Poland had ceased to exist as a country in the late 1700s, partitioned to the Russian, Austrian and Prussian (German) empires.  Russian-occupied Poles experienced increasingly abusive Russification in the mid-19th century. From 1864 onward, all education was mandated to be in Russian, and private education in Polish was illegal. Polish newspapers, periodicals, books, and theater plays were permitted, but were frequently censored by the authorities. All high school students were required to pass national exams in Russian; young men who failed these exams were drafted into the Russian Army. Similar oppression took place in the Prussian and Austrian partitions.

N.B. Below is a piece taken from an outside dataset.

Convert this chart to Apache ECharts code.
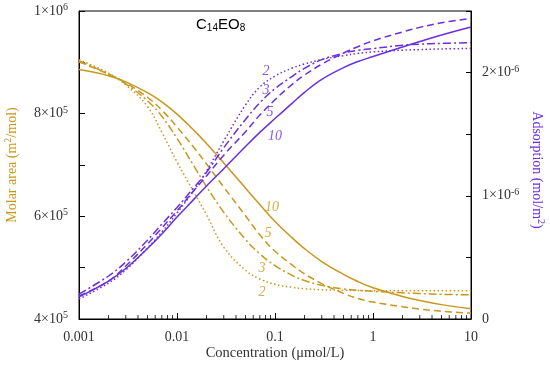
<!DOCTYPE html>
<html><head><meta charset="utf-8">
<script src="https://cdn.jsdelivr.net/npm/echarts@6/dist/echarts.min.js"></script>
<style>html,body{margin:0;padding:0;background:#fff}#c{width:550px;height:366px}</style>
</head><body><div id="c"></div>
<script>
// Concentration (µmol/L)
var conc = [0.001,0.002,0.003,0.005,0.007,0.01,0.015,0.02,0.03,0.05,0.07,0.1,0.15,0.2,0.3,0.5,0.7,1,2,3,5,10];
// Molar area (m²/mol), units of 1e5
var area10 = [8.86,8.74,8.62,8.41,8.23,7.99,7.67,7.42,7.04,6.55,6.23,5.90,5.58,5.37,5.12,4.87,4.73,4.61,4.44,4.36,4.28,4.20];
var area5  = [9.01,8.77,8.60,8.32,8.07,7.74,7.33,7.02,6.57,6.01,5.64,5.32,5.05,4.88,4.69,4.50,4.40,4.33,4.24,4.195,4.15,4.115];
var area3  = [9.03,8.77,8.58,8.25,7.95,7.52,6.97,6.58,6.08,5.55,5.27,5.04,4.85,4.75,4.655,4.585,4.56,4.54,4.51,4.495,4.48,4.47];
var area2  = [9.05,8.79,8.56,8.14,7.64,7.06,6.46,6.03,5.40,4.95,4.78,4.675,4.615,4.59,4.57,4.56,4.555,4.55,4.55,4.55,4.55,4.55];
// Adsorption (mol/m²), units of 1e-6
var ads10 = [0.179,0.308,0.410,0.572,0.690,0.828,0.975,1.080,1.220,1.400,1.515,1.627,1.752,1.840,1.945,2.040,2.090,2.130,2.208,2.252,2.305,2.370];
var ads5  = [0.187,0.308,0.430,0.609,0.739,0.877,1.047,1.161,1.330,1.520,1.655,1.780,1.905,1.980,2.068,2.160,2.210,2.258,2.330,2.367,2.405,2.440];
var ads3  = [0.203,0.349,0.463,0.640,0.770,0.905,1.070,1.190,1.390,1.620,1.755,1.870,1.970,2.035,2.105,2.158,2.180,2.195,2.222,2.231,2.237,2.243];
var ads2  = [0.162,0.292,0.398,0.576,0.706,0.860,1.047,1.201,1.445,1.737,1.883,1.972,2.037,2.070,2.106,2.138,2.155,2.168,2.182,2.187,2.192,2.196];
// curve labels (text, concentration, value)
var areaLabelText = ['10','5','3','2'];
var areaLabelConc = [0.0932,0.0848,0.0737,0.0737];
var areaLabelVal  = [6.18,5.675,4.99,4.526];
var adsLabelText = ['2','3','5','10'];
var adsLabelConc = [0.0809,0.0809,0.0889,0.1];
var adsLabelVal  = [2.013,1.859,1.680,1.485];
// tick labels
var leftTickValues = [400000,600000,800000,1000000];
var leftTickMant = ['4×10','6×10','8×10','1×10'];
var leftTickExp = ['5','5','5','6'];
var rightTickValues = [0,1,2];
var rightTickMant = ['0','1×10','2×10'];
var rightTickExp = ['','-6','-6'];
var decades = [0.001,0.01,0.1,1];
var minorMult = [2,3,4,5,6,7,8,9];

var GOLD='#C9971C', PURP='#6A2FE0';
var serif='"Liberation Serif","Times New Roman",serif';
var sans='"Liberation Sans",Arial,sans-serif';

var minorTicks=[];
decades.forEach(function(d){minorMult.forEach(function(m){minorTicks.push([+(d*m).toPrecision(3),4e5]);});});

function lineSeries(data,scale,yIdx,color,dash){
  return {type:'line',xAxisIndex:0,yAxisIndex:yIdx,data:conc.map(function(c,i){return [c,data[i]*scale];}),
    showSymbol:false,smooth:0.4,silent:true,lineStyle:{color:color,width:1.5,type:dash},z:3};
}
function labelSeries(texts,cs,vs,scale,yIdx,color){
  return {type:'scatter',xAxisIndex:0,yAxisIndex:yIdx,symbolSize:0,silent:true,
    data:texts.map(function(t,i){return {value:[cs[i],vs[i]*scale],name:t};}),
    label:{show:true,position:'inside',formatter:function(p){return p.name;},color:color,fontFamily:serif,fontStyle:'italic',fontSize:14}};
}
var DOT=[1.5,2.5], DASH=[7,4], DASHDOT=[8,3,2,3];

var rich={m:{fontFamily:serif,fontSize:14,color:'#333',lineHeight:17},
          e:{fontFamily:serif,fontSize:10,color:'#333',verticalAlign:'top',lineHeight:10}};

var option={
  animation:false,
  grid:{left:79,right:79,top:11,bottom:47,show:true,borderColor:'#000',borderWidth:1,backgroundColor:'transparent'},
  xAxis:{type:'log',logBase:10,min:0.001,max:10,
    axisLine:{lineStyle:{color:'#000',width:1}},
    axisTick:{inside:true,length:6,lineStyle:{color:'#000'}},
    splitLine:{show:false},
    axisLabel:{color:'#333',fontFamily:serif,fontSize:14,margin:11,
      formatter:function(v){return String(v);}}},
  yAxis:[
    {type:'value',min:400000,max:1000000,interval:100000,position:'left',
      axisLine:{show:true,lineStyle:{color:'#000'}},
      axisTick:{inside:true,length:6,lineStyle:{color:'#000'}},
      splitLine:{show:false},
      axisLabel:{margin:11,rich:rich,formatter:function(v){var i=leftTickValues.indexOf(v);return i<0?'':'{m|'+leftTickMant[i]+'}{e|'+leftTickExp[i]+'}';}}},
    {type:'value',min:0,max:2.5,interval:0.5,position:'right',
      axisLine:{show:true,lineStyle:{color:'#000'}},
      axisTick:{inside:true,length:5,lineStyle:{color:'#000'}},
      splitLine:{show:false},
      axisLabel:{margin:11,rich:rich,formatter:function(v){var i=rightTickValues.indexOf(Math.round(v*100)/100);return i<0?'':(rightTickExp[i]?'{m|'+rightTickMant[i]+'}{e|'+rightTickExp[i]+'}':'{m|'+rightTickMant[i]+'}');}}}
  ],
  series:[
    lineSeries(area10,1e5,0,GOLD,'solid'),
    lineSeries(area5,1e5,0,GOLD,DASH),
    lineSeries(area3,1e5,0,GOLD,DASHDOT),
    lineSeries(area2,1e5,0,GOLD,DOT),
    lineSeries(ads10,1,1,PURP,'solid'),
    lineSeries(ads5,1,1,PURP,DASH),
    lineSeries(ads3,1,1,PURP,DASHDOT),
    lineSeries(ads2,1,1,PURP,DOT),
    labelSeries(areaLabelText,areaLabelConc,areaLabelVal,1e5,0,GOLD),
    labelSeries(adsLabelText,adsLabelConc,adsLabelVal,1,1,PURP),
    {type:'scatter',xAxisIndex:0,yAxisIndex:0,data:minorTicks,symbol:'rect',symbolSize:[1,4],symbolOffset:[0,-2],
      itemStyle:{color:'#000'},silent:true,clip:false,z:4}
  ],
  graphic:[
    {type:'text',left:196,top:17,style:{text:'{a|C}{b|14}{a|EO}{b|8}',
      rich:{a:{fontFamily:sans,fontSize:15,fill:'#000',lineHeight:17},b:{fontFamily:sans,fontSize:10,fill:'#000',verticalAlign:'bottom',lineHeight:12}}}},
    {type:'text',x:12,y:165,rotation:Math.PI/2,style:{text:'{a|Molar area (m}{s|2}{a|/mol)}',align:'center',verticalAlign:'middle',
      rich:{a:{fontFamily:serif,fontSize:14,fill:GOLD,lineHeight:17},s:{fontFamily:serif,fontSize:10,fill:GOLD,verticalAlign:'top',lineHeight:10}}}},
    {type:'text',x:537,y:170,rotation:-Math.PI/2,style:{text:'{a|Adsorption (mol/m}{s|2}{a|)}',align:'center',verticalAlign:'middle',
      rich:{a:{fontFamily:serif,fontSize:14,fill:PURP,lineHeight:17},s:{fontFamily:serif,fontSize:10,fill:PURP,verticalAlign:'top',lineHeight:10}}}},
    {type:'text',x:275,y:353,style:{text:'Concentration (μmol/L)',align:'center',verticalAlign:'middle',fontFamily:serif,fontSize:14.5,fill:'#333'}}
  ]
};
var chart=echarts.init(document.getElementById('c'),null,{renderer:'canvas'});
window.chart=chart;
chart.setOption(option);
</script></body></html>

Meanwhile, a study conducted in 1911 found that close to 100 percent of Polish immigrants to the United States said that they would be joining relatives or friends, leading to conclusions that letters (and money) sent back home played a major role. That matched John’s description of his family history. His parents came to Maynard because cousins were already here. They met and married here, in 1918. John grew up in what was then called the West End of Maynard. His parents worked at the mill, his mother in the burling department, his father as a department head for napping. “Burling” referred to hand-repairing slight imperfections – knots and loose thread ends – on the woven cloth. “Napping” was a mechanized process wherein fabric passed over revolving cylinders covered with short wire bristles, to increase the thickness and softness of the fabric.

Picnic poster
(courtesy Maynard
Historical Society)
John mentioned that Polish was spoken at home, by his childhood friends, and at the grocery stores in their neighborhood. He remembers that his older brother started public school – at the Bancroft (later Coolidge) School – not knowing any English. The same applied to the children of Finnish immigrants who were living in the Presidential neighborhood. John reminisced that as a child, winters everyone went ice skating on the mill pond. Summers, they swam in the Assabet River, either near the ice house or at Russell’s Bridge (White Pond Road; the Maynard/Stow border). He also mentioned that when a bit older, he and friends would walk the railroad tracks west, to swim in Lake Boon, or sometime canoe that far, then carry their canoes the short distance from river to lake, so they could paddle around on Lake Boon.

St. Casimir's Roman Catholic
Church, Maynard, MA
St. Casimir’s Roman Catholic Church was central to the Polish community. By 1910 there were about 600 Polish-speaking people in Maynard. On December 8, 1912, Reverend Francis Jablonski said his first Mass, at St. Bridget’s Church. In 1926, St. Casimir’s parish bought what had been the power station for the trolley company (extant 1901-23). The church was blessed on November 12, 1928.

John and his wife Lena – married at St. Casimir’s in 1952 – both described the annual Polish Picnic, held in August of each year, with money raised helping fund the church. The day’s events began with an outdoor Mass, followed by food, games and entertainment provide by polka bands. There was a large dance floor laid out atop the grass lawn. John reminisced about how people had admired he and his sister Helen doing the fast-stepping Polish ‘Hop’ Polka. The picnic drew thousands of people, in time becoming so large that it was held at the Maynard Rod & Gun Club rather than on church property.      

Deaths of first-generation immigrants, assimilation of their descendants and dearth of new immigrants tolled on all of Greater Boston's Polish parishes. In 1995, Cardinal Bernard Law announced that 10 of 14 would stop celebrating Mass in Polish. Four years later the Beacon-Villager ran an article about the pending closure of St. Casimir’s. A locally circulated petition could not reverse the decision. The parish was merged back into St. Bridget Parish, although the St. Casimir building remained a consecrated space, used by the Polish community for baptisms, weddings and funerals.

Names of donors of the stained glass windows.
Click on photos to enlarge.
In 2003 the building was sold to St. Mary's Indian Orthodox Church of Boston. Interestingly, St. Mary’s decided that removing St. Casimir’s altar would not be appropriate, so a curtain is drawn across the alcove during services. At the entrance to the church, the four stained glass windows donated by John’s parents and another couple – Jan and Nadia Lojka – still grace the building.

John mentioned in passing that back in the day, Maynard was infamous for having 27 licensed liquor-serving establishments. That would include restaurants, bars, saloons, dance halls, pool halls, bowling alleys and social clubs.